We used a USB connector from one of our output wires. The red wire is connected to pin #1 of the USB plug, and the white wire is connected to pin #4. Connect the wires from the LEDs to the wires on the USB plug. Cover the connection in shrink tube. Wrap the craft wire around the USB plug and twist to lock into place. You may consider using an epoxy or other adhesive to make this connection if wrapping and twisting isn’t enough.


Finally, turn on the battery and connect the light!

Performance
For a small 3-LED lamp, it outputs quite a bit of light. The quality leaves a little to be desired (it is a very cool 7500K) and the output is too focused to be a general use lamp. It works really as a reading light and as a focused work light for detail work. The LED Lamp is designed to use 500mA at 5V or 2.5W. The V11 capacity is 11Wh, so you can expect this LED Lamp to run for about 3.5 hours before the V11 needs to be recharged.

** Calculating the Resistor Size
To calculate the resistor size we determined that we wanted to draw no more than 500mA from the V11. Because the LEDs are wired in parallel the total share of 500mA for each is about 167mA (500mA / 3). For our lamp design, each LED is its own circuit consisting of a 5V power supply, an LED and a resistor. Our power supply is limited to 5V and the LEDs require 3.7V to begin conducting fully, which leaves a 1.3V drop across the resistor (according to Kirchoff’s Voltage Law). Because the resistor is the element which limits the current flow in the system, we must calculate its minimum size given the voltage drop across it and the current restriction we set above. Using Ohm’s Law (V=IR), we can solve for Resistance (R) using Voltage (V) =1.3V and Current (I) =.167A. We get about 7.8 ohms (R=1.3V/.167A). The closest standard resistor value we had in our lab was 8 ohms, which is what we recommend for your project.

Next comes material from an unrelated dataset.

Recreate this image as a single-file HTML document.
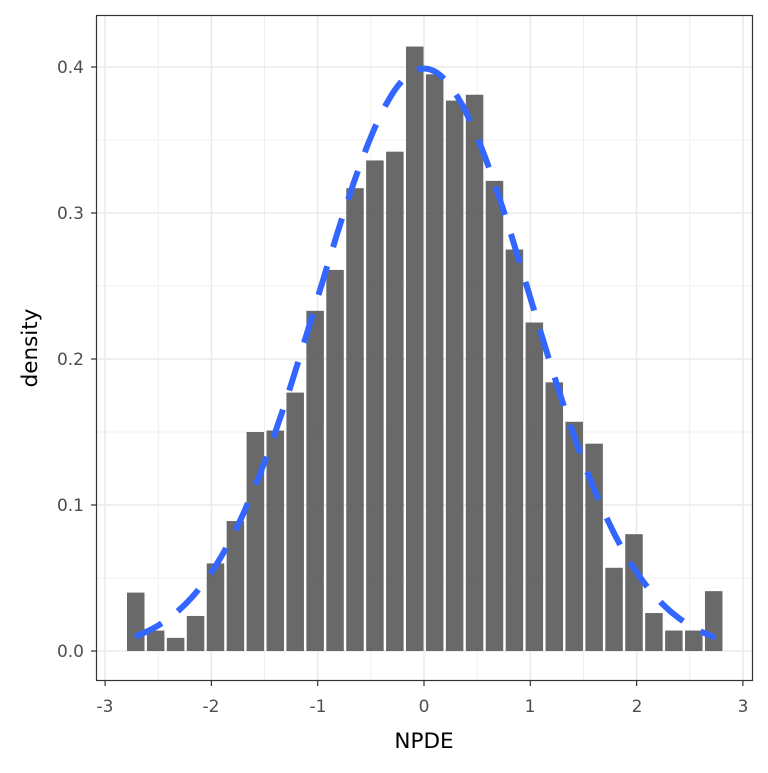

Increasing the resistance will make your lamp less bright. It is not recommended to reduce the resistance below 8 ohms. This may cause damage to the LEDs or any USB supply you connect your lamp to.

Once you have assembled the LED lamp cluster, try inserting different resistor values between the USB connector and the red wire leading to the LEDs. Using a switch, it is possible to choose between full brightness and a dimmer output.

5 Responses

  1. Along

    just wondering, How to calculate the resistor size, if we only use 1 3.7v LED light in the case above? is it 2 ohm? But will the LED can take 500ma?

    Reply
  2. Clark

    I wanted to use a USB cord from an old USB mouse to rewire a study lamp and then connect 3 LEDs as instructedd above. Wondering if the wires will be able to carry enough current. I will not need the green and white wires and the stranded shielding. Not sure how to prevent short of the green/white/shielding. If I connect my lamp to a USB from a laptop pc, want to make sure I dont blow out the PC. Do you have a USB cord that I could use that only has the +5v and ground wires connected? I need about a 2 1/2 to 3 foot long cable.

    Reply
  3. Clark Pontius

    Thanks for this type project. Although it may be easier to purchase some ready made stuff, it is imperative that people get back in touch with “tinkering” and this is just the type of project to start with. As for me, I will still have to scrape together enough money for the parts. But now I have instructions!  Thanks!

    Reply
  4. Chad Armstrong

    An interesting project. I love this little demonstrations on this blog.

    However, I found it easier (and likely cheaper for me) to purchase a USB-powered LED light and then plug it into a USB battery pack like the V11 or the iGo Charge Anywhere.